### Exercise instructions:
Pictures stay out of the copy; restate everything else in the material exactly.

(Rows from a dataset of charts and code)

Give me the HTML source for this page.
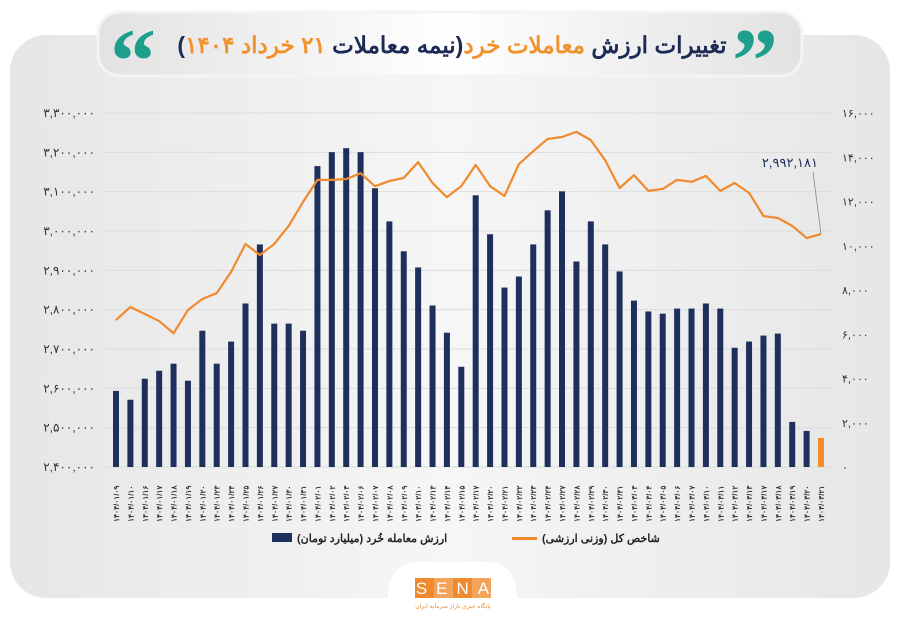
<!DOCTYPE html>
<html><head><meta charset="utf-8">
<style>
html,body{margin:0;padding:0;background:#fff;width:900px;height:623px;overflow:hidden;font-family:"Liberation Sans","Noto Sans CJK SC",sans-serif}
</style></head>
<body>
<svg id="chart" width="900" height="623" xmlns="http://www.w3.org/2000/svg">
<defs>
<linearGradient id="pg" x1="0" y1="0" x2="1" y2="0"><stop offset="0" stop-color="#e6e6e6"/><stop offset="0.5" stop-color="#f6f6f6"/><stop offset="1" stop-color="#e6e6e6"/></linearGradient>
<linearGradient id="tg" x1="0" y1="0" x2="1" y2="0"><stop offset="0" stop-color="#e2e2e2"/><stop offset="0.5" stop-color="#ffffff"/><stop offset="1" stop-color="#e2e2e2"/></linearGradient>
</defs>
<rect x="10" y="35" width="880" height="563" rx="36" fill="url(#pg)"/>
<rect x="98" y="12" width="704" height="64" rx="22" fill="url(#tg)" stroke="#f4f4f4" stroke-width="3"/>
<text x="452" y="53" text-anchor="middle" font-size="23" font-weight="bold" font-family="'Liberation Sans','Noto Sans CJK SC',sans-serif" direction="rtl"><tspan fill="#1c2a55">تغییرات ارزش </tspan><tspan fill="#f0922e">معاملات خرد</tspan><tspan fill="#1c2a55">(نیمه معاملات </tspan><tspan fill="#f0922e">۲۱ خرداد ۱۴۰۴</tspan><tspan fill="#1c2a55">)</tspan></text>
<text x="732" y="92" font-size="92" font-weight="bold" fill="#1e9e8c" font-family="'Liberation Serif',serif">”</text>
<text x="110" y="92" font-size="92" font-weight="bold" fill="#1e9e8c" font-family="'Liberation Serif',serif">“</text>
<g id="grid"></g><g id="bars"></g><g id="line"></g><g id="axes"></g>
<g>
<rect x="272" y="533" width="20" height="9" fill="#1f2f5c"/>
<text x="297" y="542" font-size="11" font-weight="bold" fill="#222" font-family="'Liberation Sans','Noto Sans CJK SC',sans-serif">ارزش معامله خُرد (میلیارد تومان)</text>
<rect x="512" y="537" width="25" height="3" fill="#ef8a2e"/>
<text x="542" y="542" font-size="11" font-weight="bold" fill="#222" font-family="'Liberation Sans','Noto Sans CJK SC',sans-serif">شاخص کل (وزنی ارزشی)</text>
</g>
<path d="M388 598 Q388 562 420 562 L485 562 Q517 562 517 598 Z" fill="#fff"/>
<g>
<rect x="415" y="578" width="19" height="20" fill="#ef8a2e"/><rect x="434" y="578" width="19" height="20" fill="#f4a35a"/><rect x="453" y="578" width="19" height="20" fill="#ef8a2e"/><rect x="472" y="578" width="19" height="20" fill="#f4a35a"/>
<text x="453" y="594" text-anchor="middle" font-size="17" fill="#fff" letter-spacing="9" font-family="'Liberation Sans',sans-serif" dx="4">SENA</text>
<text x="453" y="608" text-anchor="middle" font-size="6" fill="#ef8a2e" font-family="'Liberation Sans','Noto Sans CJK SC',sans-serif">پایگاه خبری بازار سرمایه ایران</text>
</g>
</svg>
<script>
const dates=["01/09","01/10","01/16","01/17","01/18","01/19","01/20","01/23","01/24","01/25","01/26","01/27","01/30","01/31","02/01","02/02","02/03","02/06","02/07","02/08","02/09","02/10","02/13","02/14","02/15","02/17","02/20","02/21","02/22","02/23","02/24","02/27","02/28","02/29","02/30","02/31","03/03","03/04","03/05","03/06","03/07","03/10","03/11","03/12","03/13","03/17","03/18","03/19","03/20","03/21"];
const barValues=[3440,3040,3990,4350,4670,3900,6160,4670,5670,7390,10060,6480,6480,6160,13600,14230,14410,14230,12600,11100,9750,9020,7300,6070,4530,12280,10520,8110,8610,10060,11600,12460,9290,11100,10060,8840,7520,7030,6930,7160,7160,7390,7160,5390,5670,5940,6030,2040,1630,1310];
const indexValues=[2773700,2806800,2789000,2771000,2740000,2799000,2827000,2842000,2896000,2967000,2939000,2967000,3013000,3074000,3130000,3130000,3132000,3147000,3114000,3127000,3135000,3175000,3122000,3086000,3114000,3168000,3114000,3089000,3170000,3203000,3234000,3239000,3252000,3231000,3180000,3109000,3142000,3102000,3107000,3130000,3125000,3140000,3102000,3122000,3097000,3038000,3033000,3013000,2982000,2992181];
const leftTicks=[2400000,2500000,2600000,2700000,2800000,2900000,3000000,3100000,3200000,3300000];
const rightTicks=[0,2000,4000,6000,8000,10000,12000,14000,16000];
const NS="http://www.w3.org/2000/svg";
const fa=s=>String(s).replace(/\d/g,d=>"۰۱۲۳۴۵۶۷۸۹"[d]);
const fmt=v=>fa(Math.round(v).toLocaleString("en-US"));
const x0=116,x1=821,yTop=113,yBot=467;
const xs=i=>x0+(x1-x0)*i/(dates.length-1);
const yL=v=>yBot-(v-2400000)/900000*(yBot-yTop);
const yR=v=>yBot-v/16000*(yBot-yTop);
function mk(tag,attrs,parent){const e=document.createElementNS(NS,tag);for(const k in attrs)e.setAttribute(k,attrs[k]);parent.appendChild(e);return e;}
const grid=document.getElementById('grid'),bars=document.getElementById('bars'),line=document.getElementById('line'),axes=document.getElementById('axes');
leftTicks.forEach(v=>{
 const g=mk('line',{x1:105,x2:832,y1:yL(v),y2:yL(v),stroke:'#dcdcdc','stroke-width':1},grid);
 
 
 const t=mk('text',{x:95,y:yL(v)+4,'text-anchor':'end','font-size':12,fill:'#333'},axes);
 
 
 t.textContent=fmt(v);
});
rightTicks.forEach(v=>{
 const t=mk('text',{x:842,y:yR(v)+4,'text-anchor':'start','font-size':11,fill:'#333'},axes);
 
 
 t.textContent=fmt(v);
});
const bw=6;
barValues.forEach((v,i)=>{
 const r=mk('rect',{x:xs(i)-bw/2,y:yR(v),width:bw,height:yBot-yR(v),fill:i===barValues.length-1?'#f28c28':'#1f2f5c'},bars);
 
 
});
const pts=indexValues.map((v,i)=>xs(i)+','+yL(v)).join(' ');
const pl=mk('polyline',{points:pts,fill:'none',stroke:'#ef8a2e','stroke-width':2.2,'stroke-linejoin':'round'},line);


dates.forEach((d,i)=>{
 const t=mk('text',{transform:`translate(${xs(i)+3},522) rotate(-90)`,'font-size':7.5,fill:'#333','font-weight':'bold'},axes);
 
 
 t.textContent=fa('1404/'+d);
});
const li=indexValues.length-1,lx=xs(li),ly=yL(indexValues[li]);
const ld=mk('line',{x1:lx,y1:ly,x2:lx-8,y2:172,stroke:'#888','stroke-width':0.8},line);


const lt=mk('text',{x:lx-3,y:167,'text-anchor':'end','font-size':13,fill:'#1f2f5c'},line);


lt.textContent=fmt(indexValues[li]);
</script>
</body></html>
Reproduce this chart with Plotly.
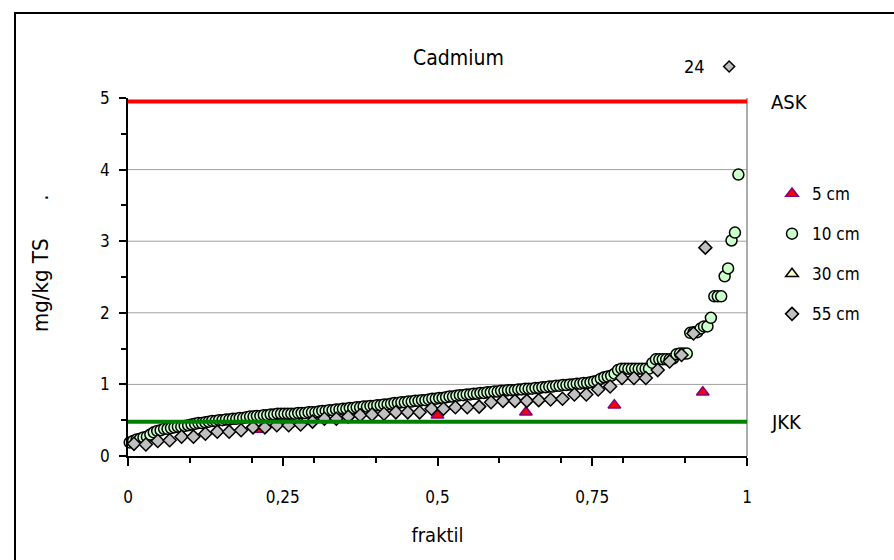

### Worked answer:
Give me the HTML source for this page.
<!DOCTYPE html>
<html><head><meta charset="utf-8">
<style>
html,body{margin:0;padding:0;background:#fff;width:900px;height:623px;overflow:hidden;font-family:"Liberation Sans","Noto Sans CJK SC",sans-serif}
</style></head>
<body>
<svg id="chart" width="900" height="623" xmlns="http://www.w3.org/2000/svg">
<defs>
<linearGradient id="pg" x1="0" y1="0" x2="1" y2="0"><stop offset="0" stop-color="#e6e6e6"/><stop offset="0.5" stop-color="#f6f6f6"/><stop offset="1" stop-color="#e6e6e6"/></linearGradient>
<linearGradient id="tg" x1="0" y1="0" x2="1" y2="0"><stop offset="0" stop-color="#e2e2e2"/><stop offset="0.5" stop-color="#ffffff"/><stop offset="1" stop-color="#e2e2e2"/></linearGradient>
</defs>
<rect x="10" y="35" width="880" height="563" rx="36" fill="url(#pg)"/>
<rect x="98" y="12" width="704" height="64" rx="22" fill="url(#tg)" stroke="#f4f4f4" stroke-width="3"/>
<text x="452" y="53" text-anchor="middle" font-size="23" font-weight="bold" font-family="'Liberation Sans','Noto Sans CJK SC',sans-serif" direction="rtl"><tspan fill="#1c2a55">تغییرات ارزش </tspan><tspan fill="#f0922e">معاملات خرد</tspan><tspan fill="#1c2a55">(نیمه معاملات </tspan><tspan fill="#f0922e">۲۱ خرداد ۱۴۰۴</tspan><tspan fill="#1c2a55">)</tspan></text>
<text x="732" y="92" font-size="92" font-weight="bold" fill="#1e9e8c" font-family="'Liberation Serif',serif">”</text>
<text x="110" y="92" font-size="92" font-weight="bold" fill="#1e9e8c" font-family="'Liberation Serif',serif">“</text>
<g id="grid"></g><g id="bars"></g><g id="line"></g><g id="axes"></g>
<g>
<rect x="272" y="533" width="20" height="9" fill="#1f2f5c"/>
<text x="297" y="542" font-size="11" font-weight="bold" fill="#222" font-family="'Liberation Sans','Noto Sans CJK SC',sans-serif">ارزش معامله خُرد (میلیارد تومان)</text>
<rect x="512" y="537" width="25" height="3" fill="#ef8a2e"/>
<text x="542" y="542" font-size="11" font-weight="bold" fill="#222" font-family="'Liberation Sans','Noto Sans CJK SC',sans-serif">شاخص کل (وزنی ارزشی)</text>
</g>
<path d="M388 598 Q388 562 420 562 L485 562 Q517 562 517 598 Z" fill="#fff"/>
<g>
<rect x="415" y="578" width="19" height="20" fill="#ef8a2e"/><rect x="434" y="578" width="19" height="20" fill="#f4a35a"/><rect x="453" y="578" width="19" height="20" fill="#ef8a2e"/><rect x="472" y="578" width="19" height="20" fill="#f4a35a"/>
<text x="453" y="594" text-anchor="middle" font-size="17" fill="#fff" letter-spacing="9" font-family="'Liberation Sans',sans-serif" dx="4">SENA</text>
<text x="453" y="608" text-anchor="middle" font-size="6" fill="#ef8a2e" font-family="'Liberation Sans','Noto Sans CJK SC',sans-serif">پایگاه خبری بازار سرمایه ایران</text>
</g>
</svg>
<script>
const dates=["01/09","01/10","01/16","01/17","01/18","01/19","01/20","01/23","01/24","01/25","01/26","01/27","01/30","01/31","02/01","02/02","02/03","02/06","02/07","02/08","02/09","02/10","02/13","02/14","02/15","02/17","02/20","02/21","02/22","02/23","02/24","02/27","02/28","02/29","02/30","02/31","03/03","03/04","03/05","03/06","03/07","03/10","03/11","03/12","03/13","03/17","03/18","03/19","03/20","03/21"];
const barValues=[3440,3040,3990,4350,4670,3900,6160,4670,5670,7390,10060,6480,6480,6160,13600,14230,14410,14230,12600,11100,9750,9020,7300,6070,4530,12280,10520,8110,8610,10060,11600,12460,9290,11100,10060,8840,7520,7030,6930,7160,7160,7390,7160,5390,5670,5940,6030,2040,1630,1310];
const indexValues=[2773700,2806800,2789000,2771000,2740000,2799000,2827000,2842000,2896000,2967000,2939000,2967000,3013000,3074000,3130000,3130000,3132000,3147000,3114000,3127000,3135000,3175000,3122000,3086000,3114000,3168000,3114000,3089000,3170000,3203000,3234000,3239000,3252000,3231000,3180000,3109000,3142000,3102000,3107000,3130000,3125000,3140000,3102000,3122000,3097000,3038000,3033000,3013000,2982000,2992181];
const leftTicks=[2400000,2500000,2600000,2700000,2800000,2900000,3000000,3100000,3200000,3300000];
const rightTicks=[0,2000,4000,6000,8000,10000,12000,14000,16000];
const NS="http://www.w3.org/2000/svg";
const fa=s=>String(s).replace(/\d/g,d=>"۰۱۲۳۴۵۶۷۸۹"[d]);
const fmt=v=>fa(Math.round(v).toLocaleString("en-US"));
const x0=116,x1=821,yTop=113,yBot=467;
const xs=i=>x0+(x1-x0)*i/(dates.length-1);
const yL=v=>yBot-(v-2400000)/900000*(yBot-yTop);
const yR=v=>yBot-v/16000*(yBot-yTop);
function mk(tag,attrs,parent){const e=document.createElementNS(NS,tag);for(const k in attrs)e.setAttribute(k,attrs[k]);parent.appendChild(e);return e;}
const grid=document.getElementById('grid'),bars=document.getElementById('bars'),line=document.getElementById('line'),axes=document.getElementById('axes');
leftTicks.forEach(v=>{
 const g=mk('line',{x1:105,x2:832,y1:yL(v),y2:yL(v),stroke:'#dcdcdc','stroke-width':1},grid);
 
 
 const t=mk('text',{x:95,y:yL(v)+4,'text-anchor':'end','font-size':12,fill:'#333'},axes);
 
 
 t.textContent=fmt(v);
});
rightTicks.forEach(v=>{
 const t=mk('text',{x:842,y:yR(v)+4,'text-anchor':'start','font-size':11,fill:'#333'},axes);
 
 
 t.textContent=fmt(v);
});
const bw=6;
barValues.forEach((v,i)=>{
 const r=mk('rect',{x:xs(i)-bw/2,y:yR(v),width:bw,height:yBot-yR(v),fill:i===barValues.length-1?'#f28c28':'#1f2f5c'},bars);
 
 
});
const pts=indexValues.map((v,i)=>xs(i)+','+yL(v)).join(' ');
const pl=mk('polyline',{points:pts,fill:'none',stroke:'#ef8a2e','stroke-width':2.2,'stroke-linejoin':'round'},line);


dates.forEach((d,i)=>{
 const t=mk('text',{transform:`translate(${xs(i)+3},522) rotate(-90)`,'font-size':7.5,fill:'#333','font-weight':'bold'},axes);
 
 
 t.textContent=fa('1404/'+d);
});
const li=indexValues.length-1,lx=xs(li),ly=yL(indexValues[li]);
const ld=mk('line',{x1:lx,y1:ly,x2:lx-8,y2:172,stroke:'#888','stroke-width':0.8},line);


const lt=mk('text',{x:lx-3,y:167,'text-anchor':'end','font-size':13,fill:'#1f2f5c'},line);


lt.textContent=fmt(indexValues[li]);
</script>
</body></html>
Reproduce this chart with Plotly.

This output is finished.